> _AVAILABLE DATA_:
=======

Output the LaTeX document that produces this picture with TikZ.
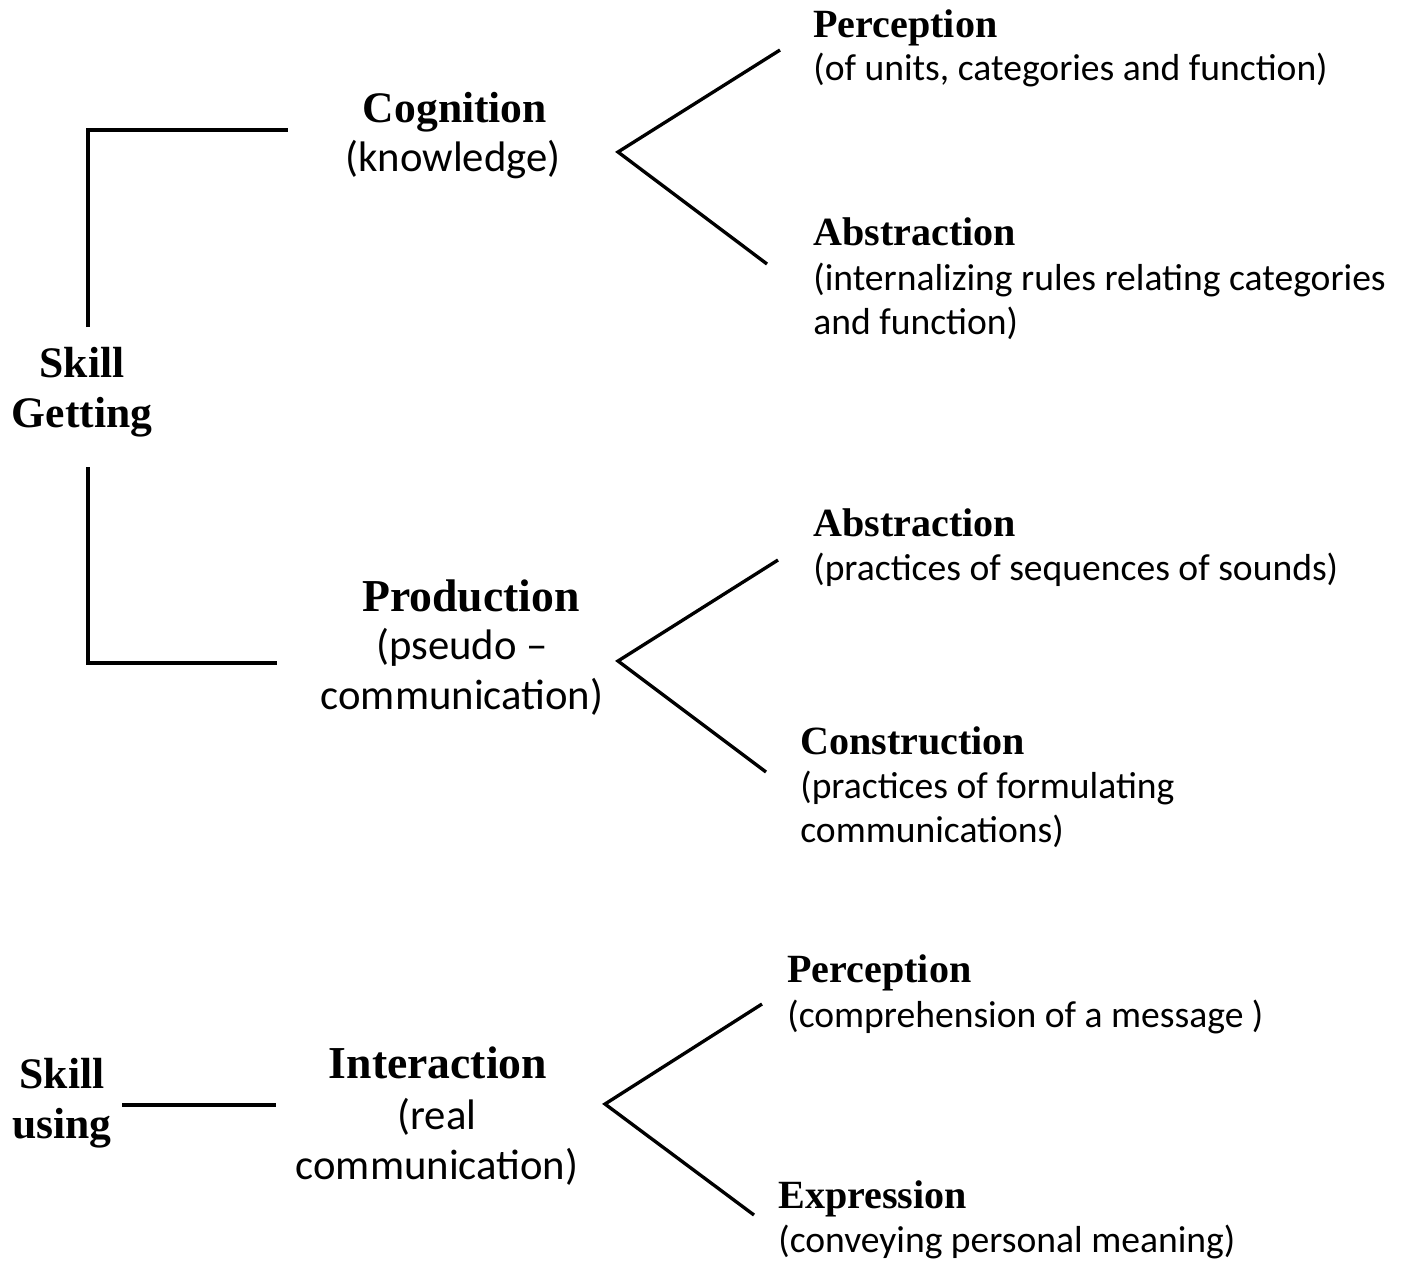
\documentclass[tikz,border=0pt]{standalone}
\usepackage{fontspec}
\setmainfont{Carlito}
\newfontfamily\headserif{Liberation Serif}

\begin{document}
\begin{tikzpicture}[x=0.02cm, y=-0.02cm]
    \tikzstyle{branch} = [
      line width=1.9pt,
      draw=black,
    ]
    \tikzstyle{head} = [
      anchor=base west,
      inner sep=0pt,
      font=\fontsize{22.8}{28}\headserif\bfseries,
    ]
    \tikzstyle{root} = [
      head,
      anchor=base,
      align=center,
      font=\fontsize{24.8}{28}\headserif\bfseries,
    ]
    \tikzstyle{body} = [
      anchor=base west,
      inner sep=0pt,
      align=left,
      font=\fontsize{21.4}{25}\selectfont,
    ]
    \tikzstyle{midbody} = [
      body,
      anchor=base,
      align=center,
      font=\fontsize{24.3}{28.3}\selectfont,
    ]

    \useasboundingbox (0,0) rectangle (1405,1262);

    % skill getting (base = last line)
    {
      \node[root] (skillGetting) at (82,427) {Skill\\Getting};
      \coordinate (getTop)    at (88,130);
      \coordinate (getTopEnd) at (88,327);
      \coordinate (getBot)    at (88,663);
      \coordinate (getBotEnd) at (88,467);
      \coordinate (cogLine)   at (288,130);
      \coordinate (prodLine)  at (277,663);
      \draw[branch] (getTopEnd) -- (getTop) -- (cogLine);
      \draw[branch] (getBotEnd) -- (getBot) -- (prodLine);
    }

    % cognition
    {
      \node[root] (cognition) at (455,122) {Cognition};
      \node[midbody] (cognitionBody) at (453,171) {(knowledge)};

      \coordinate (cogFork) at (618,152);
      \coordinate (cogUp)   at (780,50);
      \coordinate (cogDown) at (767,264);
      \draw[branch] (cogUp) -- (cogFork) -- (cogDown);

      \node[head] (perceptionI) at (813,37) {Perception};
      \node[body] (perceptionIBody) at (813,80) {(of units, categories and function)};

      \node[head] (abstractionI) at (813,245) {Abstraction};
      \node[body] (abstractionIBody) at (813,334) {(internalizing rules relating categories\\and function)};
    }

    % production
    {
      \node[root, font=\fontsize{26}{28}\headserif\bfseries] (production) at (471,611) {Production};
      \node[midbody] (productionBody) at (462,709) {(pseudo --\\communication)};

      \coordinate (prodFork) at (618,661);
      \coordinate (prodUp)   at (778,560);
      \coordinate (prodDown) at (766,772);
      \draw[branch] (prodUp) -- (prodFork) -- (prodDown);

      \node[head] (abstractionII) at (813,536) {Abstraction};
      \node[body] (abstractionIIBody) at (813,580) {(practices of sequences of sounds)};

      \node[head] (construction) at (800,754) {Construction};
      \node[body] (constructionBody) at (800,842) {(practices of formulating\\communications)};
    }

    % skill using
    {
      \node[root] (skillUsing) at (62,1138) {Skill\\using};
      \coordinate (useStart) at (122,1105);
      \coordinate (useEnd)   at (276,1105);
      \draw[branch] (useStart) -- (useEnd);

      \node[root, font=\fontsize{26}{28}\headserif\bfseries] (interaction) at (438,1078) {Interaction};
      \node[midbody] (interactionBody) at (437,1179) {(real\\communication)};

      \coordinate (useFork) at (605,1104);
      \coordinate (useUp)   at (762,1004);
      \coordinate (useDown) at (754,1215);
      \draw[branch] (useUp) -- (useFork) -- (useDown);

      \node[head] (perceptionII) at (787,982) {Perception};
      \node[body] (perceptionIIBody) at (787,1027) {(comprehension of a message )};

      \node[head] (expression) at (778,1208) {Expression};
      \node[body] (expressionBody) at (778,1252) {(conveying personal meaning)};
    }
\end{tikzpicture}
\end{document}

=======

> _WHAT TO DO_: All the material shown above is to be copied exactly, with no pictures carried over.

> _SOLVED EXERCISE_:
Output the LaTeX document that produces this picture with TikZ.
\documentclass[tikz,border=0pt]{standalone}
\usepackage{fontspec}
\setmainfont{Carlito}
\newfontfamily\headserif{Liberation Serif}

\begin{document}
\begin{tikzpicture}[x=0.02cm, y=-0.02cm]
    \tikzstyle{branch} = [
      line width=1.9pt,
      draw=black,
    ]
    \tikzstyle{head} = [
      anchor=base west,
      inner sep=0pt,
      font=\fontsize{22.8}{28}\headserif\bfseries,
    ]
    \tikzstyle{root} = [
      head,
      anchor=base,
      align=center,
      font=\fontsize{24.8}{28}\headserif\bfseries,
    ]
    \tikzstyle{body} = [
      anchor=base west,
      inner sep=0pt,
      align=left,
      font=\fontsize{21.4}{25}\selectfont,
    ]
    \tikzstyle{midbody} = [
      body,
      anchor=base,
      align=center,
      font=\fontsize{24.3}{28.3}\selectfont,
    ]

    \useasboundingbox (0,0) rectangle (1405,1262);

    % skill getting (base = last line)
    {
      \node[root] (skillGetting) at (82,427) {Skill\\Getting};
      \coordinate (getTop)    at (88,130);
      \coordinate (getTopEnd) at (88,327);
      \coordinate (getBot)    at (88,663);
      \coordinate (getBotEnd) at (88,467);
      \coordinate (cogLine)   at (288,130);
      \coordinate (prodLine)  at (277,663);
      \draw[branch] (getTopEnd) -- (getTop) -- (cogLine);
      \draw[branch] (getBotEnd) -- (getBot) -- (prodLine);
    }

    % cognition
    {
      \node[root] (cognition) at (455,122) {Cognition};
      \node[midbody] (cognitionBody) at (453,171) {(knowledge)};

      \coordinate (cogFork) at (618,152);
      \coordinate (cogUp)   at (780,50);
      \coordinate (cogDown) at (767,264);
      \draw[branch] (cogUp) -- (cogFork) -- (cogDown);

      \node[head] (perceptionI) at (813,37) {Perception};
      \node[body] (perceptionIBody) at (813,80) {(of units, categories and function)};

      \node[head] (abstractionI) at (813,245) {Abstraction};
      \node[body] (abstractionIBody) at (813,334) {(internalizing rules relating categories\\and function)};
    }

    % production
    {
      \node[root, font=\fontsize{26}{28}\headserif\bfseries] (production) at (471,611) {Production};
      \node[midbody] (productionBody) at (462,709) {(pseudo --\\communication)};

      \coordinate (prodFork) at (618,661);
      \coordinate (prodUp)   at (778,560);
      \coordinate (prodDown) at (766,772);
      \draw[branch] (prodUp) -- (prodFork) -- (prodDown);

      \node[head] (abstractionII) at (813,536) {Abstraction};
      \node[body] (abstractionIIBody) at (813,580) {(practices of sequences of sounds)};

      \node[head] (construction) at (800,754) {Construction};
      \node[body] (constructionBody) at (800,842) {(practices of formulating\\communications)};
    }

    % skill using
    {
      \node[root] (skillUsing) at (62,1138) {Skill\\using};
      \coordinate (useStart) at (122,1105);
      \coordinate (useEnd)   at (276,1105);
      \draw[branch] (useStart) -- (useEnd);

      \node[root, font=\fontsize{26}{28}\headserif\bfseries] (interaction) at (438,1078) {Interaction};
      \node[midbody] (interactionBody) at (437,1179) {(real\\communication)};

      \coordinate (useFork) at (605,1104);
      \coordinate (useUp)   at (762,1004);
      \coordinate (useDown) at (754,1215);
      \draw[branch] (useUp) -- (useFork) -- (useDown);

      \node[head] (perceptionII) at (787,982) {Perception};
      \node[body] (perceptionIIBody) at (787,1027) {(comprehension of a message )};

      \node[head] (expression) at (778,1208) {Expression};
      \node[body] (expressionBody) at (778,1252) {(conveying personal meaning)};
    }
\end{tikzpicture}
\end{document}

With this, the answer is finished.